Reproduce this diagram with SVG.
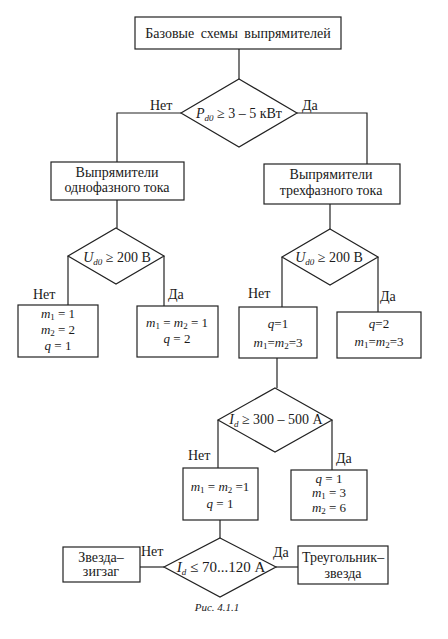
<svg xmlns="http://www.w3.org/2000/svg" width="448" height="639" viewBox="0 0 448 639">
<style>
.bx{fill:#fff;stroke:#222;stroke-width:1.2}
.ln{fill:none;stroke:#222;stroke-width:1.2}
text{font-family:'Liberation Serif','Times New Roman',serif;font-size:14px;fill:#1a1a1a}
.m{font-size:13px}
.c{text-anchor:middle}
.i{font-style:italic}
.s{font-size:9px}
</style>
<rect width="448" height="639" fill="#fff"/>
<g id="connectors" class="ln">
<line x1="239" y1="49" x2="239" y2="79"/>
<polyline points="181,113 117,113 117,162"/>
<polyline points="297,113 367,113 367,164"/>
<line x1="117" y1="200" x2="117" y2="228"/>
<line x1="330" y1="204" x2="330" y2="229"/>
<line x1="68" y1="256" x2="68" y2="305"/>
<line x1="164" y1="256" x2="164" y2="306"/>
<line x1="282" y1="257" x2="282" y2="307"/>
<line x1="378" y1="257" x2="378" y2="312"/>
<line x1="277" y1="358" x2="277" y2="388"/>
<line x1="218" y1="420" x2="218" y2="468"/>
<line x1="332" y1="420" x2="332" y2="470"/>
<line x1="220" y1="520" x2="220" y2="538"/>
<line x1="140" y1="567" x2="164" y2="567"/>
<line x1="276" y1="567" x2="298" y2="567"/>
</g>
<g id="labels">
<text x="150" y="110">Нет</text>
<text x="302" y="110">Да</text>
<text x="33" y="299">Нет</text>
<text x="168" y="299">Да</text>
<text x="248" y="298">Нет</text>
<text x="380" y="301">Да</text>
<text x="188" y="460">Нет</text>
<text x="336" y="463">Да</text>
<text x="141" y="556">Нет</text>
<text x="273" y="557">Да</text>
</g>
<g id="n_top"><rect class="bx" x="135" y="17" width="206" height="32"/><text class="c" x="238" y="38" word-spacing="3">Базовые схемы выпрямителей</text></g>
<g id="d_power"><polygon class="bx" points="239,79 297,113 239,147 181,113"/><text class="c" x="239" y="118"><tspan class="i">P</tspan><tspan class="i s" dy="3">d0</tspan><tspan dy="-3"> ≥ 3 – 5 кВт</tspan></text></g>
<g id="n_single"><rect class="bx" x="51" y="162" width="133" height="38"/><text class="c" x="117" y="177">Выпрямители</text><text class="c" x="117" y="192">однофазного тока</text></g>
<g id="n_three"><rect class="bx" x="264" y="164" width="136" height="40"/><text class="c" x="331" y="179">Выпрямители</text><text class="c" x="331" y="195">трехфазного тока</text></g>
<g id="d_u1"><polygon class="bx" points="116,228 164,256 116,284 68,256"/><text class="c" x="117" y="262"><tspan class="i">U</tspan><tspan class="i s" dy="3">d0</tspan><tspan dy="-3"> ≥ 200 В</tspan></text></g>
<g id="d_u2"><polygon class="bx" points="330,229 378,257 330,285 282,257"/><text class="c" x="329" y="262"><tspan class="i">U</tspan><tspan class="i s" dy="3">d0</tspan><tspan dy="-3"> ≥ 200 В</tspan></text></g>
<g id="n_b1"><rect class="bx" x="18" y="305" width="80" height="52"/>
<text class="m c" x="58" y="318"><tspan class="i">m</tspan><tspan class="s" dy="2">1</tspan><tspan dy="-2"> = 1</tspan></text>
<text class="m c" x="58" y="334"><tspan class="i">m</tspan><tspan class="s" dy="2">2</tspan><tspan dy="-2"> = 2</tspan></text>
<text class="m c" x="58" y="350"><tspan class="i">q</tspan> = 1</text></g>
<g id="n_b2"><rect class="bx" x="137" y="306" width="81" height="51"/>
<text class="m c" x="177" y="327"><tspan class="i">m</tspan><tspan class="s" dy="2">1</tspan><tspan dy="-2"> = </tspan><tspan class="i">m</tspan><tspan class="s" dy="2">2</tspan><tspan dy="-2"> = 1</tspan></text>
<text class="m c" x="177" y="343"><tspan class="i">q</tspan> = 2</text></g>
<g id="n_b3"><rect class="bx" x="239" y="307" width="78" height="51"/>
<text class="m c" x="278" y="328"><tspan class="i">q</tspan>=1</text>
<text class="m c" x="278" y="347"><tspan class="i">m</tspan><tspan class="s" dy="2">1</tspan><tspan dy="-2">=</tspan><tspan class="i">m</tspan><tspan class="s" dy="2">2</tspan><tspan dy="-2">=3</tspan></text></g>
<g id="n_b4"><rect class="bx" x="337" y="312" width="84" height="46"/>
<text class="m c" x="379" y="328"><tspan class="i">q</tspan>=2</text>
<text class="m c" x="379" y="346"><tspan class="i">m</tspan><tspan class="s" dy="2">1</tspan><tspan dy="-2">=</tspan><tspan class="i">m</tspan><tspan class="s" dy="2">2</tspan><tspan dy="-2">=3</tspan></text></g>
<g id="d_id1"><polygon class="bx" points="275,388 332,420 275,452 218,420"/><text class="c" x="276" y="424"><tspan class="i">I</tspan><tspan class="i s" dy="3">d</tspan><tspan dy="-3"> ≥ 300 – 500 А</tspan></text></g>
<g id="n_b5"><rect class="bx" x="183" y="468" width="75" height="52"/>
<text class="m c" x="220" y="491"><tspan class="i">m</tspan><tspan class="s" dy="2">1</tspan><tspan dy="-2"> = </tspan><tspan class="i">m</tspan><tspan class="s" dy="2">2</tspan><tspan dy="-2"> =1</tspan></text>
<text class="m c" x="220" y="508"><tspan class="i">q</tspan> = 1</text></g>
<g id="n_b6"><rect class="bx" x="291" y="470" width="76" height="50"/>
<text class="m c" x="329" y="483"><tspan class="i">q</tspan> = 1</text>
<text class="m c" x="329" y="497"><tspan class="i">m</tspan><tspan class="s" dy="2">1</tspan><tspan dy="-2"> = 3</tspan></text>
<text class="m c" x="329" y="512"><tspan class="i">m</tspan><tspan class="s" dy="2">2</tspan><tspan dy="-2"> = 6</tspan></text></g>
<g id="d_id2"><polygon class="bx" points="220,538 276,567 220,597 164,567"/><text class="c" x="221" y="572" style="font-size:15px"><tspan class="i">I</tspan><tspan class="i s" dy="3">d</tspan><tspan dy="-3"> ≤ 70...120 А</tspan></text></g>
<g id="n_zz"><rect class="bx" x="63" y="547" width="77" height="35"/><text class="c" x="101" y="562">Звезда–</text><text class="c" x="101" y="576">зигзаг</text></g>
<g id="n_tz"><rect class="bx" x="298" y="546" width="90" height="38"/><text class="c" x="343" y="562">Треугольник–</text><text class="c" x="343" y="578">звезда</text></g>
<text class="i c" x="217" y="611" style="font-size:11px">Рис. 4.1.1</text>
</svg>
----
- _Problem_
Print the full listing exactly, dropping the pictures.

- _Result_
Reproduce this diagram with SVG.
<svg xmlns="http://www.w3.org/2000/svg" width="448" height="639" viewBox="0 0 448 639">
<style>
.bx{fill:#fff;stroke:#222;stroke-width:1.2}
.ln{fill:none;stroke:#222;stroke-width:1.2}
text{font-family:'Liberation Serif','Times New Roman',serif;font-size:14px;fill:#1a1a1a}
.m{font-size:13px}
.c{text-anchor:middle}
.i{font-style:italic}
.s{font-size:9px}
</style>
<rect width="448" height="639" fill="#fff"/>
<g id="connectors" class="ln">
<line x1="239" y1="49" x2="239" y2="79"/>
<polyline points="181,113 117,113 117,162"/>
<polyline points="297,113 367,113 367,164"/>
<line x1="117" y1="200" x2="117" y2="228"/>
<line x1="330" y1="204" x2="330" y2="229"/>
<line x1="68" y1="256" x2="68" y2="305"/>
<line x1="164" y1="256" x2="164" y2="306"/>
<line x1="282" y1="257" x2="282" y2="307"/>
<line x1="378" y1="257" x2="378" y2="312"/>
<line x1="277" y1="358" x2="277" y2="388"/>
<line x1="218" y1="420" x2="218" y2="468"/>
<line x1="332" y1="420" x2="332" y2="470"/>
<line x1="220" y1="520" x2="220" y2="538"/>
<line x1="140" y1="567" x2="164" y2="567"/>
<line x1="276" y1="567" x2="298" y2="567"/>
</g>
<g id="labels">
<text x="150" y="110">Нет</text>
<text x="302" y="110">Да</text>
<text x="33" y="299">Нет</text>
<text x="168" y="299">Да</text>
<text x="248" y="298">Нет</text>
<text x="380" y="301">Да</text>
<text x="188" y="460">Нет</text>
<text x="336" y="463">Да</text>
<text x="141" y="556">Нет</text>
<text x="273" y="557">Да</text>
</g>
<g id="n_top"><rect class="bx" x="135" y="17" width="206" height="32"/><text class="c" x="238" y="38" word-spacing="3">Базовые схемы выпрямителей</text></g>
<g id="d_power"><polygon class="bx" points="239,79 297,113 239,147 181,113"/><text class="c" x="239" y="118"><tspan class="i">P</tspan><tspan class="i s" dy="3">d0</tspan><tspan dy="-3"> ≥ 3 – 5 кВт</tspan></text></g>
<g id="n_single"><rect class="bx" x="51" y="162" width="133" height="38"/><text class="c" x="117" y="177">Выпрямители</text><text class="c" x="117" y="192">однофазного тока</text></g>
<g id="n_three"><rect class="bx" x="264" y="164" width="136" height="40"/><text class="c" x="331" y="179">Выпрямители</text><text class="c" x="331" y="195">трехфазного тока</text></g>
<g id="d_u1"><polygon class="bx" points="116,228 164,256 116,284 68,256"/><text class="c" x="117" y="262"><tspan class="i">U</tspan><tspan class="i s" dy="3">d0</tspan><tspan dy="-3"> ≥ 200 В</tspan></text></g>
<g id="d_u2"><polygon class="bx" points="330,229 378,257 330,285 282,257"/><text class="c" x="329" y="262"><tspan class="i">U</tspan><tspan class="i s" dy="3">d0</tspan><tspan dy="-3"> ≥ 200 В</tspan></text></g>
<g id="n_b1"><rect class="bx" x="18" y="305" width="80" height="52"/>
<text class="m c" x="58" y="318"><tspan class="i">m</tspan><tspan class="s" dy="2">1</tspan><tspan dy="-2"> = 1</tspan></text>
<text class="m c" x="58" y="334"><tspan class="i">m</tspan><tspan class="s" dy="2">2</tspan><tspan dy="-2"> = 2</tspan></text>
<text class="m c" x="58" y="350"><tspan class="i">q</tspan> = 1</text></g>
<g id="n_b2"><rect class="bx" x="137" y="306" width="81" height="51"/>
<text class="m c" x="177" y="327"><tspan class="i">m</tspan><tspan class="s" dy="2">1</tspan><tspan dy="-2"> = </tspan><tspan class="i">m</tspan><tspan class="s" dy="2">2</tspan><tspan dy="-2"> = 1</tspan></text>
<text class="m c" x="177" y="343"><tspan class="i">q</tspan> = 2</text></g>
<g id="n_b3"><rect class="bx" x="239" y="307" width="78" height="51"/>
<text class="m c" x="278" y="328"><tspan class="i">q</tspan>=1</text>
<text class="m c" x="278" y="347"><tspan class="i">m</tspan><tspan class="s" dy="2">1</tspan><tspan dy="-2">=</tspan><tspan class="i">m</tspan><tspan class="s" dy="2">2</tspan><tspan dy="-2">=3</tspan></text></g>
<g id="n_b4"><rect class="bx" x="337" y="312" width="84" height="46"/>
<text class="m c" x="379" y="328"><tspan class="i">q</tspan>=2</text>
<text class="m c" x="379" y="346"><tspan class="i">m</tspan><tspan class="s" dy="2">1</tspan><tspan dy="-2">=</tspan><tspan class="i">m</tspan><tspan class="s" dy="2">2</tspan><tspan dy="-2">=3</tspan></text></g>
<g id="d_id1"><polygon class="bx" points="275,388 332,420 275,452 218,420"/><text class="c" x="276" y="424"><tspan class="i">I</tspan><tspan class="i s" dy="3">d</tspan><tspan dy="-3"> ≥ 300 – 500 А</tspan></text></g>
<g id="n_b5"><rect class="bx" x="183" y="468" width="75" height="52"/>
<text class="m c" x="220" y="491"><tspan class="i">m</tspan><tspan class="s" dy="2">1</tspan><tspan dy="-2"> = </tspan><tspan class="i">m</tspan><tspan class="s" dy="2">2</tspan><tspan dy="-2"> =1</tspan></text>
<text class="m c" x="220" y="508"><tspan class="i">q</tspan> = 1</text></g>
<g id="n_b6"><rect class="bx" x="291" y="470" width="76" height="50"/>
<text class="m c" x="329" y="483"><tspan class="i">q</tspan> = 1</text>
<text class="m c" x="329" y="497"><tspan class="i">m</tspan><tspan class="s" dy="2">1</tspan><tspan dy="-2"> = 3</tspan></text>
<text class="m c" x="329" y="512"><tspan class="i">m</tspan><tspan class="s" dy="2">2</tspan><tspan dy="-2"> = 6</tspan></text></g>
<g id="d_id2"><polygon class="bx" points="220,538 276,567 220,597 164,567"/><text class="c" x="221" y="572" style="font-size:15px"><tspan class="i">I</tspan><tspan class="i s" dy="3">d</tspan><tspan dy="-3"> ≤ 70...120 А</tspan></text></g>
<g id="n_zz"><rect class="bx" x="63" y="547" width="77" height="35"/><text class="c" x="101" y="562">Звезда–</text><text class="c" x="101" y="576">зигзаг</text></g>
<g id="n_tz"><rect class="bx" x="298" y="546" width="90" height="38"/><text class="c" x="343" y="562">Треугольник–</text><text class="c" x="343" y="578">звезда</text></g>
<text class="i c" x="217" y="611" style="font-size:11px">Рис. 4.1.1</text>
</svg>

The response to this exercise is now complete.